Because everything is redundantly connected with Spanning-Tree blocking the redundant links, the disabled MAC learning occurred on different switches at different times, which is why the pings would continue, but lose one or two while RSTP reconverged. Since the switches would block MAC learning for 3 minutes, I surmised that when the server would lose connectivity for 30 seconds, that was when the “rolling VLAN blackouts” had affected all of the switches at the same time due to the issue overlapping among all of them.
My boss and I still weren’t sure what was going on, because I configured the ports facing these systems on the new switches identically to the ports on the old switches, where we had no apparent issues. As a point of troubleshooting, we decided to cut the HSRP active gateway over to one of the new core switches, which we hadn’t done yet because our primary WAN connectivity was still at the old data center.
Two things ended up working against us here. The first was that because we were under pressure to get things working correctly ASAP (despite this happening on a Saturday night), I pasted the configuration to cut over all of the HSRP active gateways simultaneously (lesson learned: unless you’re dealing with hundreds of VLANs, don’t do this! Do it one at a time, or in small groups). The second thing was me not fully appreciating what disabled MAC learning really means with regard to HSRP interaction. If it was happening only on the leaf switches, it would have been less severe, but because it was happing across the entire STP domain at the new data center, when I cut over the HSRP gateways, one of the new cores would be active until the MAC learning was disabled for the particular VLAN.
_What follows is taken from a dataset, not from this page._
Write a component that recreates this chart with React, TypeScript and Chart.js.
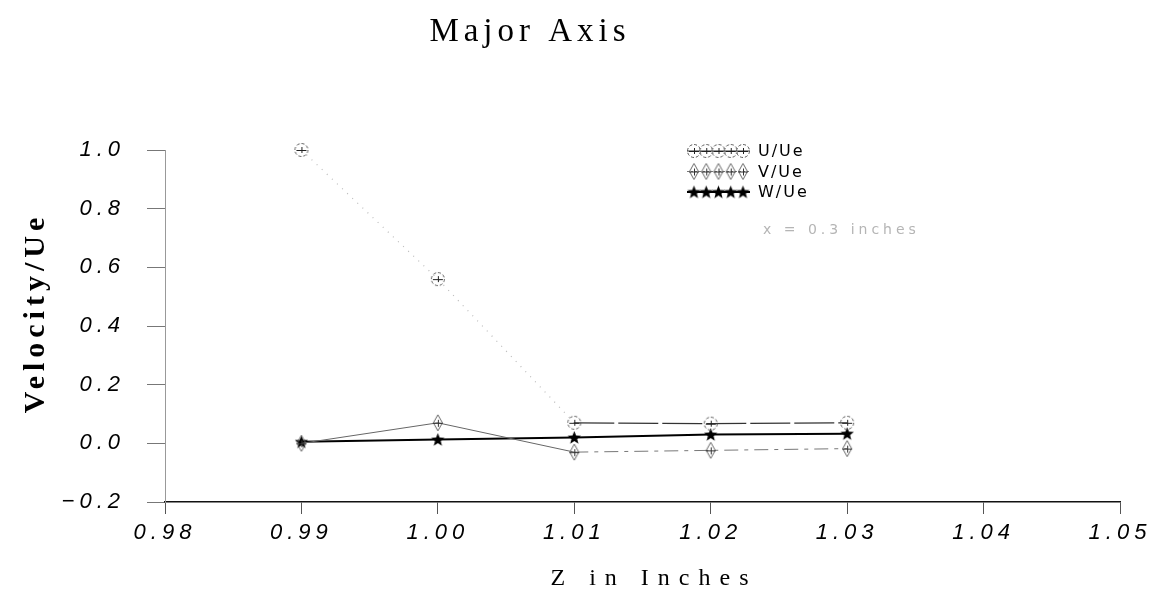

This ended up causing an HSRP “split-brain” scenario between the core switches at the old data center and the new data center. It ended up causing enough of a problem that the Metro-E switch connecting the two data centers completely froze, which caused me to have to make the trip across town to the new data center and power-cycle the Metro-E switch (since the switch belongs to the service provider, not us, so we had no way to access it remotely). During that time, we put the HSRP active gateway back to the old core switch.
I had to wake up the iSeries admin and get him to show me his networking configuration for the servers. Finally, things started to make sense. Going into this, because the configuration of the old ports and new were identical, we could not have foreseen these particular issues, especially since things worked just fine on the 6500s. What his network config revealed, as I’m sure you’ve guessed by now, is that not only are all of the links bundled together on the server side, they’re in a static EtherChannel; LACP was not used.
This is what caused the Nexus switches to report MAC flapping and temporarily disable MAC learning. That means the issue we experienced was occurring from the very beginning. It’s just that the 6500s handled the issue by not reporting it to us. The 6500s basically “just dealt with it” as the MAC addresses would flap between the links. But the Nexus switches called us out on it, and made sure we did things right.
After I created the static EtherChannels on the Nexus switches, the problem of MAC flapping was still present, but was occurring less frequently. It was during this troubleshooting session (which took place at around 3am on Sunday morning, with me running on only a couple hours of sleep) that I discovered why you ALWAYS want to use LACP and not hardcode static EtherChannels. With LACP, all links have an ID, and if things don’t line up, the ports do not become active. Not so with a static EtherChannel. But, since I’m not the iSeries admin, I have no control over that side of things (if the devices are even capable of using LACP).
What I found out was that the network interfaces on the iSeries were labeled (and assembled into EtherChannel bundles) differently than what you would expect, so the static EtherChannels were active on the Nexus side because the links were physically connected, but they were connected in the wrong order. I spent the next half hour across many different links and trial and error moving cables around until I got the right combination of EtherChannel bundles. Finally, the MAC flapping stopped, no pings were dropped across several minutes, and I went home and slept like the dead.